----- Material

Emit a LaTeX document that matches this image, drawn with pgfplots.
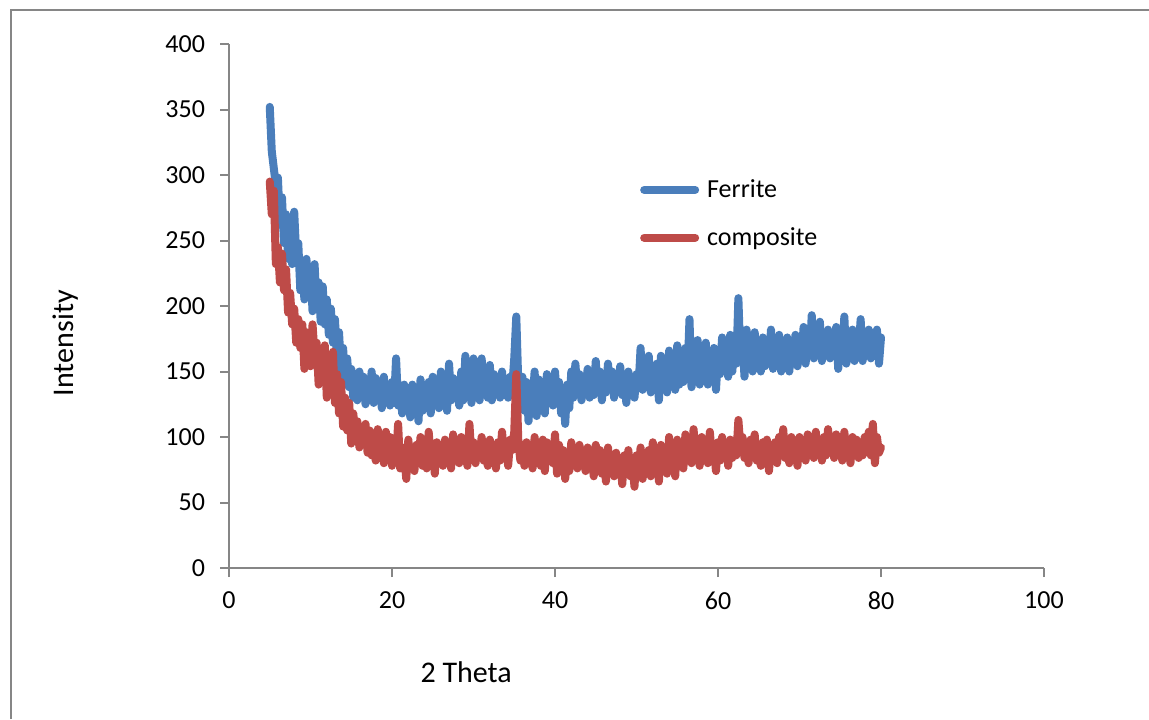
\documentclass[border=0pt]{standalone}
\usepackage{fontspec}
\setmainfont{Carlito}
\usepackage{pgfplots}
\usepackage{pgfplotstable}
\pgfplotsset{compat=1.18}

\definecolor{ferriteblue}{RGB}{74,126,187}
\definecolor{compositered}{RGB}{190,75,72}
\definecolor{axisgrey}{RGB}{134,134,134}

% 2 theta, Ferrite intensity, composite intensity
\pgfplotstableread{
x ferrite composite
5.00 352 295
5.25 318 270
5.50 305 288
5.75 292 232
6.00 298 245
6.25 262 218
6.50 283 240
6.75 248 212
7.00 270 228
7.25 236 195
7.50 255 210
7.75 232 186
8.00 272 198
8.25 238 172
8.50 248 190
8.75 212 168
9.00 230 186
9.25 205 152
9.50 236 180
9.75 210 170
10.00 228 154
10.25 196 186
10.50 232 162
10.75 200 172
11.00 218 140
11.25 188 165
11.50 215 150
11.75 186 170
12.00 205 130
12.25 178 160
12.50 198 136
12.75 172 165
13.00 190 126
13.25 160 148
13.50 180 118
13.75 150 142
14.00 168 108
14.25 140 130
14.50 160 105
14.75 138 126
15.00 152 95
15.25 130 118
15.50 148 100
15.75 128 112
16.00 150 92
16.25 132 108
16.50 146 96
16.75 125 110
17.00 144 88
17.25 130 105
17.50 150 86
17.75 126 100
18.00 145 82
18.25 128 106
18.50 140 90
18.75 122 98
19.00 146 80
19.25 128 104
19.50 138 84
19.75 124 100
20.00 142 78
20.25 126 96
20.50 160 84
20.75 124 110
21.00 138 76
21.25 118 92
21.50 140 86
21.75 122 68
22.00 132 98
22.25 115 80
22.50 140 90
22.75 126 74
23.00 136 94
23.25 112 82
23.50 144 100
23.75 120 78
24.00 138 92
24.25 126 76
24.50 142 104
24.75 118 84
25.00 146 92
25.25 128 72
25.50 138 96
25.75 122 84
26.00 150 90
26.25 124 78
26.50 140 98
26.75 120 80
27.00 156 92
27.25 128 76
27.50 145 102
27.75 130 84
28.00 138 94
28.25 124 80
28.50 150 100
28.75 128 86
29.00 162 92
29.25 132 78
29.50 146 110
29.75 126 84
30.00 160 96
30.25 134 80
30.50 148 94
30.75 128 86
31.00 160 100
31.25 134 82
31.50 144 90
31.75 130 78
32.00 155 98
32.25 128 88
32.50 148 92
32.75 136 76
33.00 142 96
33.25 130 82
33.50 150 104
33.75 132 86
34.00 140 92
34.25 130 78
34.50 146 98
34.75 138 90
35.00 160 104
35.25 192 148
35.50 140 96
35.75 134 82
36.00 146 94
36.25 120 78
36.50 142 96
36.75 112 84
37.00 138 90
37.25 128 76
37.50 150 100
37.75 116 80
38.00 144 92
38.25 128 78
38.50 138 98
38.75 118 74
39.00 148 96
39.25 130 84
39.50 140 92
39.75 124 80
40.00 150 102
40.25 128 72
40.50 142 94
40.75 118 78
41.00 136 90
41.25 110 68
41.50 140 86
41.75 122 74
42.00 150 96
42.25 130 80
42.50 156 90
42.75 134 76
43.00 148 94
43.25 128 80
43.50 144 88
43.75 136 74
44.00 152 92
44.25 130 82
44.50 146 86
44.75 132 70
45.00 158 94
45.25 136 78
45.50 150 90
45.75 128 72
46.00 146 86
46.25 134 66
46.50 156 92
46.75 138 76
47.00 150 84
47.25 130 70
47.50 148 88
47.75 136 72
48.00 154 82
48.25 132 64
48.50 146 86
48.75 126 74
49.00 150 90
49.25 138 70
49.50 144 80
49.75 130 62
50.00 148 86
50.25 138 72
50.50 168 92
50.75 136 68
51.00 154 84
51.25 140 74
51.50 162 90
51.75 134 70
52.00 150 96
52.25 142 76
52.50 156 88
52.75 128 66
53.00 162 94
53.25 140 80
53.50 152 88
53.75 134 72
54.00 166 100
54.25 142 78
54.50 158 92
54.75 136 70
55.00 170 98
55.25 140 80
55.50 160 90
55.75 142 76
56.00 168 102
56.25 146 82
56.50 190 96
56.75 138 80
57.00 162 106
57.25 148 86
57.50 174 94
57.75 140 78
58.00 166 100
58.25 148 84
58.50 172 96
58.75 140 80
59.00 160 104
59.25 146 84
59.50 168 92
59.75 136 74
60.00 162 96
60.25 148 82
60.50 176 100
60.75 152 86
61.00 170 94
61.25 146 78
61.50 178 98
61.75 150 84
62.00 170 96
62.25 156 86
62.50 206 113
62.75 158 92
63.00 174 100
63.25 146 84
63.50 182 96
63.75 156 80
64.00 170 98
64.25 150 86
64.50 180 102
64.75 158 82
65.00 168 94
65.25 150 78
65.50 176 96
65.75 154 84
66.00 172 98
66.25 156 74
66.50 182 92
66.75 152 82
67.00 170 96
67.25 158 80
67.50 178 100
67.75 150 86
68.00 172 106
68.25 156 84
68.50 176 94
68.75 150 80
69.00 172 100
69.25 158 86
69.50 178 94
69.75 154 78
70.00 174 100
70.25 160 84
70.50 184 96
70.75 156 82
71.00 178 102
71.25 162 86
71.50 193 98
71.75 160 84
72.00 180 104
72.25 164 88
72.50 188 96
72.75 158 82
73.00 176 100
73.25 164 86
73.50 182 106
73.75 160 88
74.00 178 98
74.25 166 84
74.50 184 102
74.75 152 88
75.00 176 96
75.25 160 82
75.50 192 104
75.75 156 86
76.00 172 94
76.25 162 80
76.50 182 100
76.75 158 88
77.00 176 98
77.25 164 84
77.50 190 96
77.75 158 86
78.00 178 100
78.25 162 90
78.50 182 104
78.75 160 86
79.00 176 110
79.25 162 80
79.50 182 100
79.75 156 88
80.00 176 92
}\xrddata

\begin{document}
\begin{tikzpicture}
\useasboundingbox (0,0) rectangle (574.5pt,359.5pt);
% outer chart frame
\draw[axisgrey, line width=1pt] (5.5pt,0pt) -- (5.5pt,354.5pt) -- (580pt,354.5pt);
\begin{axis}[
  at={(114.5pt,75.5pt)}, anchor=south west,
  scale only axis,
  width=407.5pt, height=262pt,
  xmin=0, xmax=100, ymin=0, ymax=400,
  xtick={0,20,...,100},
  ytick={0,50,...,400},
  axis lines*=left,
  axis line style={axisgrey, line width=1pt},
  tick style={axisgrey, line width=1pt},
  tick align=outside,
  major tick length=4.5pt,
  /pgf/number format/assume math mode=true,
  tick label style={font=\fontsize{13}{15}\selectfont, text=black},
  yticklabel style={xshift=-4pt},
  xticklabel style={yshift=-4pt},
  xlabel={2 Theta},
  ylabel={Intensity},
  label style={font=\fontsize{15}{18}\selectfont},
  xlabel style={at={(axis description cs:0.291,-0.198)}, anchor=center},
  ylabel style={at={(axis description cs:-0.2,0.429)}, anchor=center},
  legend style={draw=none, fill=none, at={(axis cs:50.4,300)}, anchor=north west,
    font=\fontsize{13}{15}\selectfont, row sep=9.5pt, inner sep=0pt,
    nodes={inner sep=2pt},
    /tikz/every odd column/.append style={column sep=2pt}},
  legend cell align=left,
  legend image code/.code={\draw[#1, line cap=round] (2.5pt,0pt) -- (28pt,0pt);},
]
\addplot[ferriteblue, line width=4pt, line join=round, line cap=round] table[x=x, y=ferrite] {\xrddata};
\addlegendentry{Ferrite}
\addplot[compositered, line width=4pt, line join=round, line cap=round] table[x=x, y=composite] {\xrddata};
\addlegendentry{composite}
\end{axis}
\end{tikzpicture}
\end{document}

----------

Task brief: Locate all lines holding the word "image", then copy them out.

Reply to the task:
Emit a LaTeX document that matches this image, drawn with pgfplots.
  legend image code/.code={\draw[#1, line cap=round] (2.5pt,0pt) -- (28pt,0pt);},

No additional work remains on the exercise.